Parte de nuestra responsabilidad ciudadana no sólo pasa por reconocer y valorar la tarea de médicos, enfermeros, farmacéuticos, técnicos y sanitaristas, sino también por cultivar y reforzar la confianza en ellos. Ver en cualquiera de esos servidores al portador de una amenaza es un acto de negligencia e ignorancia. Son profesionales que cumplen estrictos protocolos de higiene, seguridad y prevención. Conocen bien sus obligaciones y tienen plena conciencia de sus riesgos y sus responsabilidades. ¿Es razonable que los juzgue y los señale a la ligera cualquier consorcio vecinal cooptado por la psicosis? ¿El miedo puede justificar que alguien intente echarlos de sus casas con un anónimo en el ascensor?

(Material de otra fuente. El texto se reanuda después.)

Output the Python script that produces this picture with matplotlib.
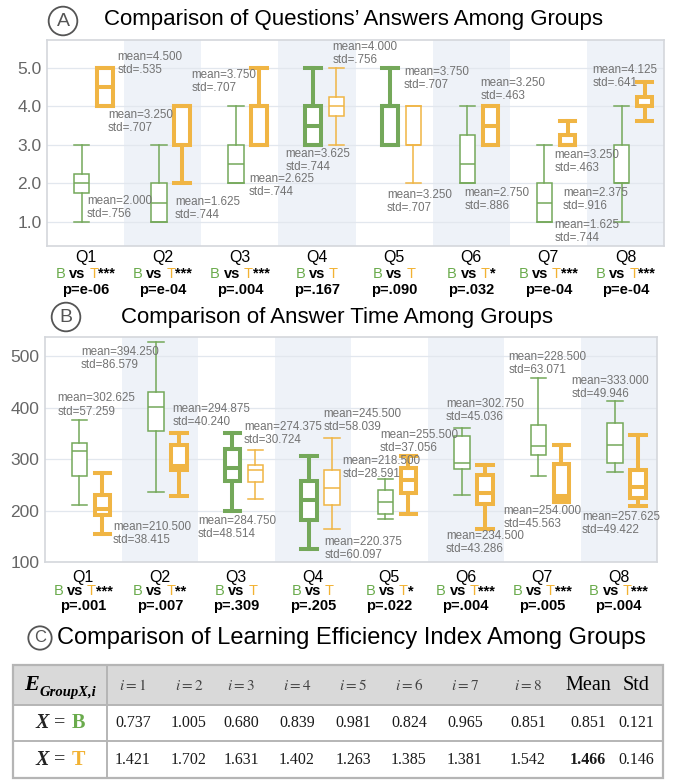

Tan peligroso como el coronavirus es el riesgo de que la amenaza sanitaria desate otros virus para los cuales tampoco existe una vacuna. Debemos estar muy alertas, porque las pandemias, como las guerras, estimulan también los autoritarismos, la intolerancia, la discriminación, los egoísmos y la tentación fascista del escrache. Es fundamental que desde el poder se contribuya a marcar el tono de la reacción social, sin quitarnos -por supuesto- nuestra responsabilidad individual y colectiva. La solidaridad, la comprensión y la razonabilidad deben predicarse con el ejemplo. Por eso, han sido al menos desacertados algunos adjetivos, señalamientos y descalificaciones hechos desde la cima gubernamental. Por eso, nos estremece una afirmación infundada y antisemita lanzada, en tono ramplón, desde un espacio televisivo. La comprensión, la responsabilidad y la mesura son tan importantes como el respeto irrestricto a las medidas dispuestas y el cumplimiento de los recaudos preventivos.
La historia de la humanidad está llena de miserias, atrocidades e indignidades engendradas por el miedo. Dominarlo, entonces, es el mayor imperativo ético frente a la angustiante situación que nos toca enfrentar.

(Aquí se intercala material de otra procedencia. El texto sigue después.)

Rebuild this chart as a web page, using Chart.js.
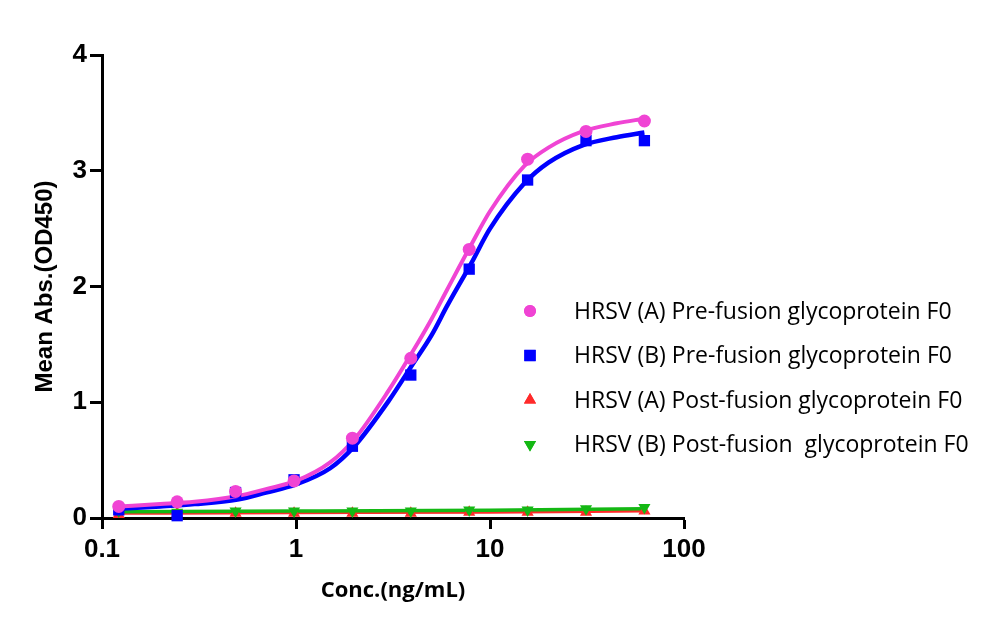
<!DOCTYPE html>
<html>
<head>
<meta charset="utf-8">
<script src="https://cdn.jsdelivr.net/npm/chart.js@4/dist/chart.umd.min.js"></script>
<style>
  html, body { margin: 0; padding: 0; background: #fff; }
  canvas { display: block; }
</style>
</head>
<body>
<canvas id="elisa" width="1000" height="634"></canvas>
<script>
// measured points (ng/mL vs OD450)
var concList = [0.122, 0.244, 0.488, 0.977, 1.953, 3.906, 7.8125, 15.625, 31.25, 62.5];
var preA = [0.10, 0.14, 0.23, 0.32, 0.69, 1.38, 2.32, 3.10, 3.34, 3.43];
var preB = [0.07, 0.02, 0.22, 0.33, 0.62, 1.235, 2.15, 2.92, 3.26, 3.26];
var postA = [0.03, 0.04, 0.04, 0.04, 0.04, 0.04, 0.05, 0.05, 0.05, 0.06];
var postB = [0.06, 0.05, 0.06, 0.06, 0.06, 0.06, 0.07, 0.07, 0.08, 0.09];

// fitted curves
var curveConc = [0.122, 0.2, 0.3, 0.5, 0.7, 1, 1.5, 2, 3, 4, 5, 6, 8, 10, 15, 20, 30, 45, 62.5];
var curvePreA = [0.10, 0.12, 0.14, 0.19, 0.25, 0.32, 0.48, 0.68, 1.10, 1.44, 1.72, 1.97, 2.36, 2.65, 3.04, 3.20, 3.34, 3.41, 3.45];
var curvePreB = [0.08, 0.10, 0.12, 0.16, 0.22, 0.29, 0.43, 0.62, 1.01, 1.33, 1.58, 1.83, 2.20, 2.50, 2.89, 3.07, 3.22, 3.29, 3.33];
var lineConc = [0.122, 1, 10, 62.5];
var linePostA = [0.04, 0.045, 0.05, 0.06];
var linePostB = [0.055, 0.06, 0.068, 0.08];

var xTicks = [0.1, 1, 10, 100];
var yTicks = [0, 1, 2, 3, 4];

var seriesNames = [
  'HRSV (A) Pre-fusion glycoprotein F0',
  'HRSV (B) Pre-fusion glycoprotein F0',
  'HRSV (A) Post-fusion glycoprotein F0',
  'HRSV (B) Post-fusion  glycoprotein F0'
];
var pink = '#f044d4';
var blue = '#0000ff';
var red = '#ff2a2a';
var green = '#14b814';

function pts(xs, ys) {
  var out = [];
  for (var i = 0; i < xs.length; i++) out.push({ x: xs[i], y: ys[i] });
  return out;
}

function curve(xs, ys, color, w, order) {
  return {
    type: 'line', data: pts(xs, ys), borderColor: color, borderWidth: w,
    pointRadius: 0, cubicInterpolationMode: 'monotone', fill: false, order: order, clip: false
  };
}

function marks(ys, color, style, r, rot, order) {
  return {
    type: 'line', data: pts(concList, ys), showLine: false,
    pointStyle: style, pointRadius: r, pointRotation: rot,
    pointBackgroundColor: color, pointBorderColor: color, pointBorderWidth: 0,
    order: order, clip: false
  };
}

var legendRows = [
  { color: pink, style: 'circle', r: 6, rot: 0 },
  { color: blue, style: 'rect', r: 8, rot: 0 },
  { color: red, style: 'triangle', r: 7, rot: 0 },
  { color: green, style: 'triangle', r: 7, rot: 180 }
];

// legend sits inside the plot, drawn by hand
var sideLegend = {
  id: 'sideLegend',
  afterDraw: function (chart) {
    var c = chart.ctx;
    c.save();
    c.font = '23px "Open Sans"';
    c.textBaseline = 'middle';
    for (var i = 0; i < legendRows.length; i++) {
      var row = legendRows[i];
      var y = 311 + i * 44.5;
      c.fillStyle = row.color;
      Chart.helpers.drawPoint(c, { pointStyle: row.style, radius: row.r, rotation: row.rot, borderWidth: 0 }, 530, y);
      c.fill();
      c.fillStyle = '#000';
      c.fillText(seriesNames[i], 574, y + 1);
    }
    c.restore();
  }
};

new Chart(document.getElementById('elisa'), {
  type: 'line',
  data: {
    datasets: [
      curve(lineConc, linePostA, red, 3, 8),
      curve(lineConc, linePostB, green, 3.5, 7),
      curve(curveConc, curvePreB, blue, 4.5, 6),
      curve(curveConc, curvePreA, pink, 4, 5),
      marks(postA, red, 'triangle', 7, 0, 4),
      marks(postB, green, 'triangle', 7, 180, 3),
      marks(preB, blue, 'rect', 8, 0, 2),
      marks(preA, pink, 'circle', 6.5, 0, 1)
    ]
  },
  options: {
    responsive: false,
    animation: false,
    layout: { padding: { left: 0, top: 55, right: 316, bottom: 0 } },
    plugins: { legend: { display: false }, tooltip: { enabled: false } },
    scales: {
      x: {
        type: 'logarithmic', min: 0.1, max: 100,
        afterBuildTicks: function (s) { s.ticks = xTicks.map(function (v) { return { value: v }; }); },
        afterFit: function (s) { s.height = 116; },
        ticks: {
          autoSkip: false, maxRotation: 0, padding: 5, color: '#000',
          font: { family: 'Liberation Sans', size: 26, weight: 'bold' },
          callback: function (v) { return String(v); }
        },
        grid: { drawOnChartArea: false, drawTicks: true, tickLength: 11, tickWidth: 3, tickColor: '#000' },
        border: { display: true, color: '#000', width: 3 },
        title: {
          display: true, text: 'Conc.(ng/mL)', color: '#000',
          font: { family: 'Open Sans', size: 22, weight: 'bold' },
          padding: { top: 0, bottom: 30 }
        }
      },
      y: {
        type: 'linear', min: 0, max: 4,
        afterBuildTicks: function (s) { s.ticks = yTicks.map(function (v) { return { value: v }; }); },
        afterFit: function (s) { s.width = 102; },
        ticks: {
          padding: 3, color: '#000',
          font: { family: 'Liberation Sans', size: 26, weight: 'bold' }
        },
        grid: { drawOnChartArea: false, drawTicks: true, tickLength: 12, tickWidth: 3, tickColor: '#000' },
        border: { display: true, color: '#000', width: 3 },
        title: {
          display: true, text: 'Mean Abs.(OD450)', color: '#000',
          font: { family: 'Liberation Sans', size: 24, weight: 'bold' },
          padding: { top: 31, bottom: 0 }
        }
      }
    }
  },
  plugins: [sideLegend]
});
</script>
</body>
</html>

Enfrentamos un inédito desafío que, por supuesto, nos llena de temores, incertidumbre y desasosiego. Creíamos que los avances de la ciencia nos ponían a salvo de calamidades como las que sufrieron nuestros ancestros, pero nos encontramos más frágiles y vulnerables que nunca; encerrados en nuestras casas, sin poder trabajar, sin saber qué pasará mañana ni cómo seguirá la vida. En medio de semejante tempestad, tenemos una oportunidad: ser la mejor versión de nosotros mismos. Cada uno, desde el lugar que le toca, puede escribir la historia que vamos a leer en el futuro. De nosotros depende que nos podamos recordar, en medio de la emergencia, como una sociedad erguida, íntegra, sensata y solidaria; una sociedad que supo mantener la calma sin caer en la histeria del "sálvese quien pueda". De nosotros depende, en definitiva, que podamos sentirnos orgullosos o debamos avergonzarnos de haber sido como fuimos frente a la pandemia. Ojalá los aplausos de las 21 marquen el clima de esta época aciaga.